── Provided entries ──

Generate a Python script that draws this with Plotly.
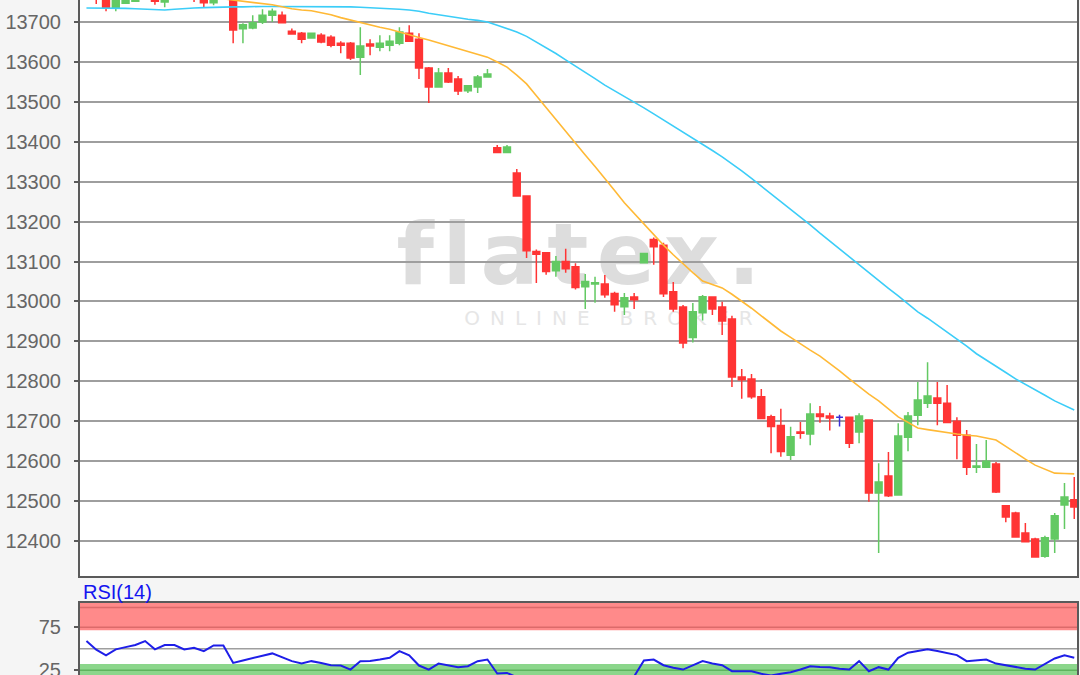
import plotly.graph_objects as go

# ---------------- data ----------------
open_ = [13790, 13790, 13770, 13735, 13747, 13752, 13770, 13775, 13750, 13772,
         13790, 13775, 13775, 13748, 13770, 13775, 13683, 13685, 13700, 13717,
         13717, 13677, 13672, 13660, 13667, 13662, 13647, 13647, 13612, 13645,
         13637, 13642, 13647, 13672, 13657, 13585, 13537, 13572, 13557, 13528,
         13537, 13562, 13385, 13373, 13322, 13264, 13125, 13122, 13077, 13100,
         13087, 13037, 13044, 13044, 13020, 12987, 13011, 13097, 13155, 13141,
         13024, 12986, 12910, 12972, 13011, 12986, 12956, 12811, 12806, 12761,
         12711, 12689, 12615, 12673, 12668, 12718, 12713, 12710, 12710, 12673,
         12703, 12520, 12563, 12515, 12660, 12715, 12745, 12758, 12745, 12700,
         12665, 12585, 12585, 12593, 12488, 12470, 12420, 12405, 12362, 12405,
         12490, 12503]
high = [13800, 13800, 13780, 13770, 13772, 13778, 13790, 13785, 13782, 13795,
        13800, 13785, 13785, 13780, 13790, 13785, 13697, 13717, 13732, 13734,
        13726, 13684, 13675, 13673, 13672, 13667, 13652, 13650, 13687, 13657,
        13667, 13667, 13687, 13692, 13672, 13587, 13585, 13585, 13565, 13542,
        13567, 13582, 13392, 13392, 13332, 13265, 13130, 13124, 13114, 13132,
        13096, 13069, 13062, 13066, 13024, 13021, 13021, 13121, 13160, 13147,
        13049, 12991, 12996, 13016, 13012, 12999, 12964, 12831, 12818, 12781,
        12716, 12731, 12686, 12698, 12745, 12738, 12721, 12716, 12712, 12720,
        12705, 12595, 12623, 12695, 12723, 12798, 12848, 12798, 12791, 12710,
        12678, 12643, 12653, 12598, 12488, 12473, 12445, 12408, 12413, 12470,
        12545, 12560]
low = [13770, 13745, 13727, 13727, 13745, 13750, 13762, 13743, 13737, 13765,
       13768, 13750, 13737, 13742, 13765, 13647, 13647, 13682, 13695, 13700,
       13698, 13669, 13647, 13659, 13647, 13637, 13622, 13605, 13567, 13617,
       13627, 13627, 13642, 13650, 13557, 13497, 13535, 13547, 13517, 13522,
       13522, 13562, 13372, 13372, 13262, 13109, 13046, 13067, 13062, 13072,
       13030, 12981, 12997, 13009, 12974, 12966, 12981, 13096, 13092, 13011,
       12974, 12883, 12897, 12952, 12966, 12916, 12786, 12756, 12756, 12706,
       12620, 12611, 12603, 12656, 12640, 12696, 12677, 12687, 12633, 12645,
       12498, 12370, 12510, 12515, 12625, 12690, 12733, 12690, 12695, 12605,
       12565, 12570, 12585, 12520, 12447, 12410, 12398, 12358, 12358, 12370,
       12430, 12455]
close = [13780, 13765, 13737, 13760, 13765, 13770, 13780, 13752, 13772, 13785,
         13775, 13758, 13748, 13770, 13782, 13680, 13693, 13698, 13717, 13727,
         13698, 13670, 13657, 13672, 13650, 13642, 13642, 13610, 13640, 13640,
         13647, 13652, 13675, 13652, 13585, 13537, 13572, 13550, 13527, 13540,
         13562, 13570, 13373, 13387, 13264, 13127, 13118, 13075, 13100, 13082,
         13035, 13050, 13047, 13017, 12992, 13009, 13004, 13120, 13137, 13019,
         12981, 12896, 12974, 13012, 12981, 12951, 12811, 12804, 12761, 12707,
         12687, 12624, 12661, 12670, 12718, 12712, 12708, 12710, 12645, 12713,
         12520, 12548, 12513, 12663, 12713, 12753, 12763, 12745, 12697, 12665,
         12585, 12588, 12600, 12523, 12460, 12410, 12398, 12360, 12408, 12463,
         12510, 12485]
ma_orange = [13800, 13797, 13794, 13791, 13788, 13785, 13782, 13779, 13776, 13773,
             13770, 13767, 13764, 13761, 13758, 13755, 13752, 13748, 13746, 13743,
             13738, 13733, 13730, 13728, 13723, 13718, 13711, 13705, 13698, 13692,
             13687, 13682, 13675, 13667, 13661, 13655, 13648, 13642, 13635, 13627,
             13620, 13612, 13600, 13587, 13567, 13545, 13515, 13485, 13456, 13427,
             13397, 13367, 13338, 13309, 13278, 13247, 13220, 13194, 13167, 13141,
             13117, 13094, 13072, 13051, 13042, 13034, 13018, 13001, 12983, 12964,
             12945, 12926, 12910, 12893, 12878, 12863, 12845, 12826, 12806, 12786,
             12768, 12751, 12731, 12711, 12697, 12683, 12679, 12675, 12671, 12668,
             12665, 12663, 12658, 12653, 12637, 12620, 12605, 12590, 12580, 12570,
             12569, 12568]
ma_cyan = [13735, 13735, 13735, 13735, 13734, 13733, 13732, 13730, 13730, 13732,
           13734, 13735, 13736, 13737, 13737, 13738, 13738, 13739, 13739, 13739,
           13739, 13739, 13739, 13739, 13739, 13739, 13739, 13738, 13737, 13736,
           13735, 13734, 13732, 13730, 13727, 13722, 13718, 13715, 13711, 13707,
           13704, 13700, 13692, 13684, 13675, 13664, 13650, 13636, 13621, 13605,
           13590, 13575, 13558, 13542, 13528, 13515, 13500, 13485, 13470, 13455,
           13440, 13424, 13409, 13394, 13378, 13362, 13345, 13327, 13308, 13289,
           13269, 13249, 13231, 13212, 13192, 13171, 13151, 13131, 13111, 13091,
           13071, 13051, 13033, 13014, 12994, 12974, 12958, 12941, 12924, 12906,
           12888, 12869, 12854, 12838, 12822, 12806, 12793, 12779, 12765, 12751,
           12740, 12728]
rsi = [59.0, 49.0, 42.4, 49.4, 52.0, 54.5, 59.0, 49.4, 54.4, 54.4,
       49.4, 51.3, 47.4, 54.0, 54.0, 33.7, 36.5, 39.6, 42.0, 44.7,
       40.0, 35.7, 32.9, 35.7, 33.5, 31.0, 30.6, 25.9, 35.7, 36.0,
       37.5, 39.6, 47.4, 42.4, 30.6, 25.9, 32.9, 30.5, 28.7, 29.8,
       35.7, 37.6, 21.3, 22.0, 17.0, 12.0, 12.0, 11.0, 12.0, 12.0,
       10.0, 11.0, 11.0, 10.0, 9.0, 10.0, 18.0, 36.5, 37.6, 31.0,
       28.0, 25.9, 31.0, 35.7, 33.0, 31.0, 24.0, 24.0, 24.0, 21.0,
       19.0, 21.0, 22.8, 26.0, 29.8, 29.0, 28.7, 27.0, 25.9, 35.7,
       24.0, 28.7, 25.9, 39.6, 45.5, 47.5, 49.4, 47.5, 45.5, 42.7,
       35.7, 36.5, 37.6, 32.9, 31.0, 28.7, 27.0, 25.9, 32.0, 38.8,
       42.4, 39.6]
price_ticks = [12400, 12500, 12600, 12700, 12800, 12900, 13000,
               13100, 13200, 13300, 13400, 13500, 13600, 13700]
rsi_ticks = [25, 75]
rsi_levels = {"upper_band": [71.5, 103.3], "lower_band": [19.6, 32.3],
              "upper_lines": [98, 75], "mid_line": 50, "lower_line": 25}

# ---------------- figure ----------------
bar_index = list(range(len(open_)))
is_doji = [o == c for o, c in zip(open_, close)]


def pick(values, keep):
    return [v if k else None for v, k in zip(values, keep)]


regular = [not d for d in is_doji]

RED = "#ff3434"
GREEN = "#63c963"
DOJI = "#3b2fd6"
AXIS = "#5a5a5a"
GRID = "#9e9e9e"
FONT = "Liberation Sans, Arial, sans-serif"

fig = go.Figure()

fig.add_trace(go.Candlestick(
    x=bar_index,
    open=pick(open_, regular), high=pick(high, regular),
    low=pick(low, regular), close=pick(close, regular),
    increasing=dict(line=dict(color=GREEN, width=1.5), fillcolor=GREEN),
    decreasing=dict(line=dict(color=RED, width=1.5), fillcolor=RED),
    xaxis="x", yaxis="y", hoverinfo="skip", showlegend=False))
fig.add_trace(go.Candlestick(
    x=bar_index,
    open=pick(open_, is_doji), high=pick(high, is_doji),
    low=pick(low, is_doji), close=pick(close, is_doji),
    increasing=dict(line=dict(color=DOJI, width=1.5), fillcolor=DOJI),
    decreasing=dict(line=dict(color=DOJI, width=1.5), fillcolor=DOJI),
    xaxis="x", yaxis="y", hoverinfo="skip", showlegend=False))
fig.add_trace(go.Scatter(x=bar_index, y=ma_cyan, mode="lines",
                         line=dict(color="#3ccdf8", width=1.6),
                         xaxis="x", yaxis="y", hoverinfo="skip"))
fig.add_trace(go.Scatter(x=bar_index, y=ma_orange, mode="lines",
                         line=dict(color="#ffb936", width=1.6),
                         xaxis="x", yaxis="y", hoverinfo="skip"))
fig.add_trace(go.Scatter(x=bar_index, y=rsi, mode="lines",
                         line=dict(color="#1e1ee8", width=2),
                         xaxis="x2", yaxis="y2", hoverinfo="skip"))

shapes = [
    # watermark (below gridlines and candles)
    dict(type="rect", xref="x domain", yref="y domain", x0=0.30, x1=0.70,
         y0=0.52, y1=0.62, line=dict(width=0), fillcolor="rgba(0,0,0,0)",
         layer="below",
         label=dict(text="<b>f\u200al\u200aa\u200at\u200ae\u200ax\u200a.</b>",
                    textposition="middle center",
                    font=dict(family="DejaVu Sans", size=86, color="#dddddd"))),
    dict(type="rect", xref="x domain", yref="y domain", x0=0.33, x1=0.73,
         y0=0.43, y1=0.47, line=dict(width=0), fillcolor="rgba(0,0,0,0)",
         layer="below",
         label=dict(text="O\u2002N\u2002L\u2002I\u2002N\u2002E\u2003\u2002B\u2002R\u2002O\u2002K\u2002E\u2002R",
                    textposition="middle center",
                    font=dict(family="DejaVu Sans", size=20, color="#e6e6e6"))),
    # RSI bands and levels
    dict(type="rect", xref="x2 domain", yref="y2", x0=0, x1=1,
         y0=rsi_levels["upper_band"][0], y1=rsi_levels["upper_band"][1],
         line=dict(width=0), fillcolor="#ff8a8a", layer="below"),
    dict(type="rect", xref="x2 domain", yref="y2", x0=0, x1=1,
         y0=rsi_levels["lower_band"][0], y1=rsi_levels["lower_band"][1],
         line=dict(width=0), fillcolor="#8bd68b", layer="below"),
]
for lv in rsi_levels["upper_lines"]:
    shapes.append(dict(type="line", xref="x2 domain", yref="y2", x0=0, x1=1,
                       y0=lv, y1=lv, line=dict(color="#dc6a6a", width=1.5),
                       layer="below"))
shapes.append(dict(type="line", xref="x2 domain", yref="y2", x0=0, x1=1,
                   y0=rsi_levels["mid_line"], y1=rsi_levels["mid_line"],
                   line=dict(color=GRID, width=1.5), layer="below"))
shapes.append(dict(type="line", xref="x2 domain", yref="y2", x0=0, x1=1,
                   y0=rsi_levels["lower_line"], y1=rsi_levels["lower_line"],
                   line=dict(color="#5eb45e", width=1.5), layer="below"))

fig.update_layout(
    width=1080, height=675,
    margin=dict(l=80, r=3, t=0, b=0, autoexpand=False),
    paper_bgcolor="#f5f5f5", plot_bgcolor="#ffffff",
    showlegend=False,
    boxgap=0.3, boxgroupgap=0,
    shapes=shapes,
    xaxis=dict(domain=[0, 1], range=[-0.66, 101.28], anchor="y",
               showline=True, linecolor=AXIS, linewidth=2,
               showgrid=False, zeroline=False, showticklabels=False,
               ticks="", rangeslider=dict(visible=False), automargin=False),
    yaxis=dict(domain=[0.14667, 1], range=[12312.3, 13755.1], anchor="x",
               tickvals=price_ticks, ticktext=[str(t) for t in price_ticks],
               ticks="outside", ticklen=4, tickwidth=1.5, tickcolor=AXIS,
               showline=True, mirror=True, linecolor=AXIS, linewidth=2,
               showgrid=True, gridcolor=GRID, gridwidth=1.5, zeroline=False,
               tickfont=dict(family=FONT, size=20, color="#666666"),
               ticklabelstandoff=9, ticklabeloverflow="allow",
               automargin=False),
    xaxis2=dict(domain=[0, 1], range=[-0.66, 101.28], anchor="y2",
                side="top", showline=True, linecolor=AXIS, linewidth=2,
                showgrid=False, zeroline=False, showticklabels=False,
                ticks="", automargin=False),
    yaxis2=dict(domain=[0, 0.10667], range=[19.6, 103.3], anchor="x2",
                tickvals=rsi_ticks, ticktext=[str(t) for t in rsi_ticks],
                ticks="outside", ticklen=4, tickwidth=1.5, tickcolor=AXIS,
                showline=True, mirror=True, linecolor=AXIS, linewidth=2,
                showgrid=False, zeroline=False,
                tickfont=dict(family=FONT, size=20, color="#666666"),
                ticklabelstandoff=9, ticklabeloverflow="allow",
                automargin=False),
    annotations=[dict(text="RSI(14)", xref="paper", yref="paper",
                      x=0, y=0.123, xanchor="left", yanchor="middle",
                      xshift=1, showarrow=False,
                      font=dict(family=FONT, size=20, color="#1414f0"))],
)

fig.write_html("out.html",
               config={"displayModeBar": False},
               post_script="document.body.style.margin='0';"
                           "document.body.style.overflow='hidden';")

───
── Provided entries ──

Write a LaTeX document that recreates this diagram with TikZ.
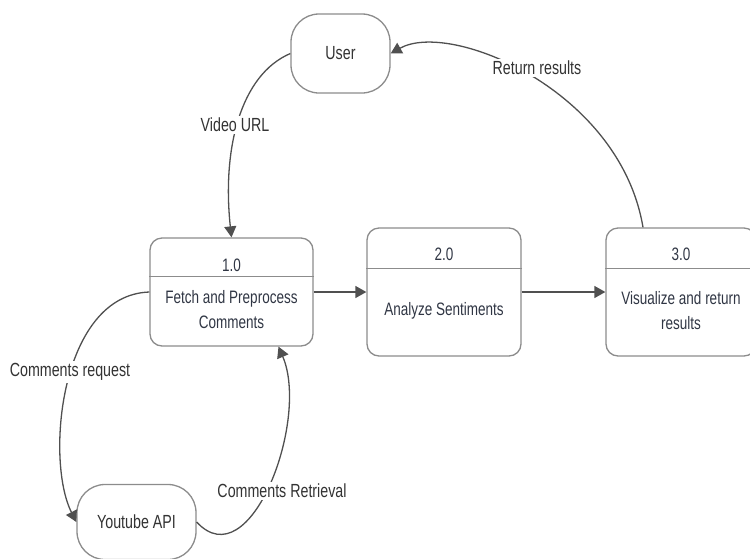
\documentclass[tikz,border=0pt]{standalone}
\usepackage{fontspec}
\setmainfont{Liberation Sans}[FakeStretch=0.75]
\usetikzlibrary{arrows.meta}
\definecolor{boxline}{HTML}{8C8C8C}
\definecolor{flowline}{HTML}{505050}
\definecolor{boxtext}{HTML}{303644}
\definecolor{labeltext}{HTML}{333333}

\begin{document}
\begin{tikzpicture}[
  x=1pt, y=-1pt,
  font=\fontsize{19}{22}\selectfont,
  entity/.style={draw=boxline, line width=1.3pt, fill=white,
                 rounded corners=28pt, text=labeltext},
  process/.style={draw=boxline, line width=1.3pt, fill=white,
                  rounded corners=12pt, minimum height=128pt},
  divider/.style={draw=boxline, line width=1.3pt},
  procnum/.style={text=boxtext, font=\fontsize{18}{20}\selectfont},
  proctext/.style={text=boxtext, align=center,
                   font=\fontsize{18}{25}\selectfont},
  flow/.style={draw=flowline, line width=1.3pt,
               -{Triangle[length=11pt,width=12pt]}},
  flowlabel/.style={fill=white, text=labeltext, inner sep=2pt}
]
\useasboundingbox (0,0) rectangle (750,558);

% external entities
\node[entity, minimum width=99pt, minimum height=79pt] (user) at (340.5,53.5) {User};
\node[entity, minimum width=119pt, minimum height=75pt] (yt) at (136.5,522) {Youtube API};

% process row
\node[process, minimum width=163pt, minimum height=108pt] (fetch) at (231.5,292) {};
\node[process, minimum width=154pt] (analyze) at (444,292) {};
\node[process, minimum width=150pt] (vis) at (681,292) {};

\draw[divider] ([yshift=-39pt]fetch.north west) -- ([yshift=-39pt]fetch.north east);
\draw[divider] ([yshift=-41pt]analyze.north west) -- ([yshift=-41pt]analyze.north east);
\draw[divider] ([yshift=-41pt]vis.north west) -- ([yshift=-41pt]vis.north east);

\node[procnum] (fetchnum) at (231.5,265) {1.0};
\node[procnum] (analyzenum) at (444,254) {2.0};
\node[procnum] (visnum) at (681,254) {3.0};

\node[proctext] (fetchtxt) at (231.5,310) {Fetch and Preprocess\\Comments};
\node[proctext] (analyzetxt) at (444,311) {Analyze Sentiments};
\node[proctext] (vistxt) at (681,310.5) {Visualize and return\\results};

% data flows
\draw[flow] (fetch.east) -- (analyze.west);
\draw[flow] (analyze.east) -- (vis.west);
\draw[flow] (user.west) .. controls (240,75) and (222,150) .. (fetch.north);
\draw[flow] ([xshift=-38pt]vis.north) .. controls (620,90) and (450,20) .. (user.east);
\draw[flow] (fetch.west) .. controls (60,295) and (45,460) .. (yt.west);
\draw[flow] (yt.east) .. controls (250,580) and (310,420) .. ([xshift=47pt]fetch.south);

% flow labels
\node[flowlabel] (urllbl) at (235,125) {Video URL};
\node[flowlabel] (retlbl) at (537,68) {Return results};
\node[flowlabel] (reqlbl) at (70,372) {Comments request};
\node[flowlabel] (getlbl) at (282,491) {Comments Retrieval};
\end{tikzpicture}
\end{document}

───
── Provided entries ──

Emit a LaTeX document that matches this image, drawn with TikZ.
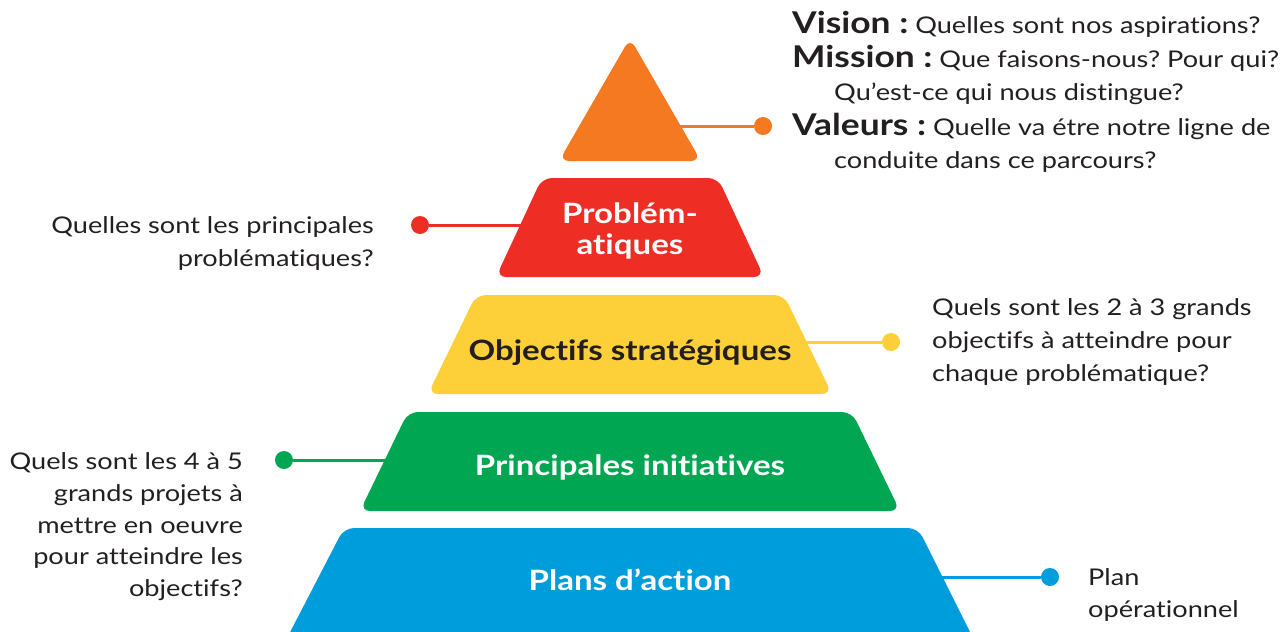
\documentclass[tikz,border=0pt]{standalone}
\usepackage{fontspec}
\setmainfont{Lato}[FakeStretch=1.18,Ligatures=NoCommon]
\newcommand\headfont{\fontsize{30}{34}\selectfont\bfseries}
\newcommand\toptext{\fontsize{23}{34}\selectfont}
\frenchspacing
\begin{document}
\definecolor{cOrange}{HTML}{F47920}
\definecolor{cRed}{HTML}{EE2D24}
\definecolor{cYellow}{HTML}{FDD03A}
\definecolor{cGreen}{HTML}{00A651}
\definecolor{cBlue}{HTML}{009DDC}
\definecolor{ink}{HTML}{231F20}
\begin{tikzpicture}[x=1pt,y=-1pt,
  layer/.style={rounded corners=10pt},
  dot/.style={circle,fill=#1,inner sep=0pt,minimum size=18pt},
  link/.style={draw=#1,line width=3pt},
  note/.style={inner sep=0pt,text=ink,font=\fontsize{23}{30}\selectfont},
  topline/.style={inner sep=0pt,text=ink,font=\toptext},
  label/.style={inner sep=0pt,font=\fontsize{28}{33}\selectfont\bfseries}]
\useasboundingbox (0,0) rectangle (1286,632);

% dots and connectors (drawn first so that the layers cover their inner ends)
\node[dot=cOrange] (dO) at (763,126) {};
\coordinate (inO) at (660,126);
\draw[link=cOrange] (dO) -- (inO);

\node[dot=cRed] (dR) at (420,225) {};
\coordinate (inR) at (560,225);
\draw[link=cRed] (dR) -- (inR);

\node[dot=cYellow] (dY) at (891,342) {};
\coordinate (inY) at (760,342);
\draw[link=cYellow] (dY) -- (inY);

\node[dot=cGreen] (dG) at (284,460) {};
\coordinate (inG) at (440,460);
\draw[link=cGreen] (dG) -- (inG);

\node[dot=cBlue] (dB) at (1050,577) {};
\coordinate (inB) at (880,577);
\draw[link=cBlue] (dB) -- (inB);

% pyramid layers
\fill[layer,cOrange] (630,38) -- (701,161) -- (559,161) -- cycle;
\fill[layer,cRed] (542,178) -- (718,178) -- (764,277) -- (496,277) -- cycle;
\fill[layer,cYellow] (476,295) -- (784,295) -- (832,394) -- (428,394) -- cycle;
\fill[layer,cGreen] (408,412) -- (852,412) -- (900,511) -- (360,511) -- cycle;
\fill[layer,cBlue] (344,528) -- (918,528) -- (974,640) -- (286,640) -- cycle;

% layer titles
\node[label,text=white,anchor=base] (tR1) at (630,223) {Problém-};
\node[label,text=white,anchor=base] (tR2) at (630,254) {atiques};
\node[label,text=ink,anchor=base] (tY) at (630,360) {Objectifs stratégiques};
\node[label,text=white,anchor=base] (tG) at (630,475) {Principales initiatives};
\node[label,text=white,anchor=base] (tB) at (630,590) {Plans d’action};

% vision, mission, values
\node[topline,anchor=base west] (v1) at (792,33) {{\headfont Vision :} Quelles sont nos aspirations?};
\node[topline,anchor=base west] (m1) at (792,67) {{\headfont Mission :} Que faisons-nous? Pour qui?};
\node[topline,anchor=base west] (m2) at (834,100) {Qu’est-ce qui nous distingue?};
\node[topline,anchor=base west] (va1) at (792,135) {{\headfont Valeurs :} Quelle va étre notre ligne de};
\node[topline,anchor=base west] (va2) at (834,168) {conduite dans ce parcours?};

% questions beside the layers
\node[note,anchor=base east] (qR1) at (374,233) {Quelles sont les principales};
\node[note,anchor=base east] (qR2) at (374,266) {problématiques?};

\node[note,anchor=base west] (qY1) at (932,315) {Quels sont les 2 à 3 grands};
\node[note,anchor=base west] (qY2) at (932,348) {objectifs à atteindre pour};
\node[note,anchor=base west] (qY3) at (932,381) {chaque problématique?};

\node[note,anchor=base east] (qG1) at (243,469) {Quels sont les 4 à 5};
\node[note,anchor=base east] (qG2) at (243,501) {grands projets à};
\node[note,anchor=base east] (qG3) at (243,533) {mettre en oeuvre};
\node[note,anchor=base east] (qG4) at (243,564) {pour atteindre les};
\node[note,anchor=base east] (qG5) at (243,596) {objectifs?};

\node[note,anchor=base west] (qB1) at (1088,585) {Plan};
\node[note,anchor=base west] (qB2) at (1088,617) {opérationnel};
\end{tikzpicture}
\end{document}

───

*Exercise aim*
Using the data above, print only the lines starting at the one with "Generate a Python" and ending at the one with "import plotly.graph_objects as go", exactly as they stand, minus the pictures.

*Final result*
Generate a Python script that draws this with Plotly.
import plotly.graph_objects as go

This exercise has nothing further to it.